[Bea’s Book Reviews] The Witching Hour by Bea Harper

witching-hour

“The Witching Hour”

Author: Anne Rice

Published: 1990

Back in the Old Days (those unmentionable awkward teenage years), I was one of the many lonely, plump around the middle, latently horny girls who got a serious kick out of the film adaptation of Anne Rice’s best seller “Interview With The Vampire”. After watching it for the first time, I begged my mother to get me Anne Rice’s Vampire Chronicles and I read them reverently. Lestat was my secret lover and I was waiting for him to claim me so I could spend an eternity with him. Thank GOD I grew out of that a few years later.

Although Rice’s most well-known series is well-written and beloved for a reason, I started to fall out with them after “The Queen of the Damned” (the book, not the movie) because I felt that was the last really good Vampire Chronicle. Rice’s subsequent efforts weren’t bad, but they just did not possess the spark the first three stories had, nor did they have as engaging characters and eyebrow-raising scenarios. As I started to extend my reach through Rice’s enormous bestiary of the supernatural and the erotic, I stumbled across the first novel of what would become the Lives of the Mayfair Witches continuity. I was fascinated by the prospect of Rice broaching the deeply entrenched and almost controversial subject of paganism so I cracked it open and gave it a go.

This became my favourite of Anne Rice’s sagas, “The Vampire Chronicles” was great, “Lives of the Mayfair Witches” is phenomenal.

It would be a sin if I were to speak about particular characters and circumstances in the book, so let me just share with you the back blurb of the paperback novel that I own (the cover of which you also see above);

“On the veranda of a great New Orleans house, now faded, a mute and fragile woman sits rocking. And the witching hour begins…
Demonstrating once again her gift for spellbinding storytelling and the creation of legend, Anne Rice makes real for us a great dynasty of witches – a family given to poetry and incest, to murder and philosophy, a family that over the ages is itself haunted by a powerful, dangerous, and seductive being.”.

Incredibly vague, but this is a book that truly must be read to be believed and to take full stock of. Rice, in her typical style adds a level of horrifying yet deeply penetrating eroticism that permeates on every page, each character is unique and fascinating while the perceptions of the reader are constantly challenged. Great authors possess the ability to fluently change the minds and bend the will of their readers and “The Witching Hour” provides a masterful if not highly respectable example of that. The story of the Mayfair family is deeply rooted in mystery, ambiguity, evil and yet it is so compelling, so full of luscious detail it’s impossible to look away from once you are within it’s grip. A friend of mine, who after having read the novel told me that to see the Mayfair family’s tragedies, triumphs and sins was like a train-wreck; it is so foul but you just cannot bring yourself to avert your eyes or close off your brain.

195_train_wreck

Yeah, kinda like this.

Make no mistake, you are going to be subjected to some very shocking, uproarious and morally disgusting material within this tale, but the way these sordid stories are told is artful separates it from being material that you are bound to read in a penny dreadful. Rice put the tempus, research, thought and passion into telling this epic story and it by golly gee it shows. She paints vivid pictures of the worlds her characters inhabit through time from Scotland in the 1500’s all the way up to the United States circa late 1980’s, every era of her tale is told and seen through the eyes of various souls who are connected to the Mayfair legacy, some fatally closer than others. Call me bias, curmudgeonly or old-fashioned, but I don’t think she’s ever done superior to the twisted, grotesque and hypnotizing web she has woven here.

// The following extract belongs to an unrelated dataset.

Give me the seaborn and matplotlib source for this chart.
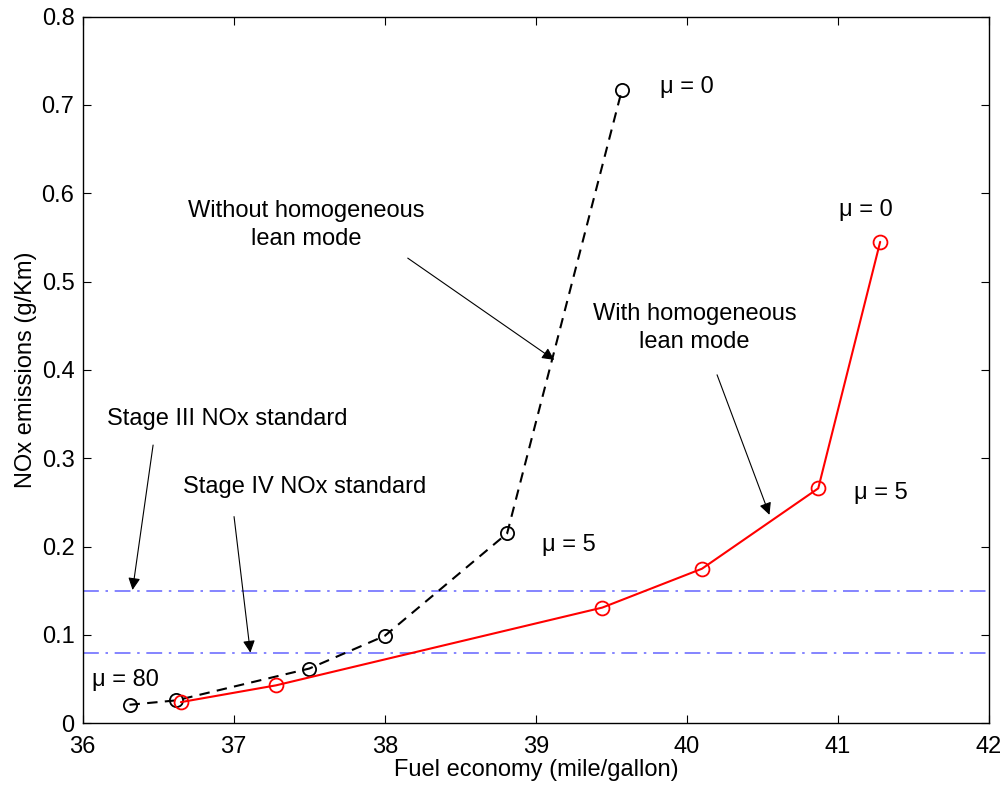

This is not an easy-going Sunday afternoon read as it demands the reader’s concentration and imagination in order to make itself work. Without the compliance and curiosity of the reader, almost every intention and plot twist will go over one’s head which serves as a detriment to the text.

“The Witching Hour” is, pardon the lame as a horse pun, absolutely bewitching, spell-binding and savagely magical and it a spectacle in every sense of the word. If you ever get the opportunity to pick this one up, prepare yourself- it’s going to get gorgeously ugly.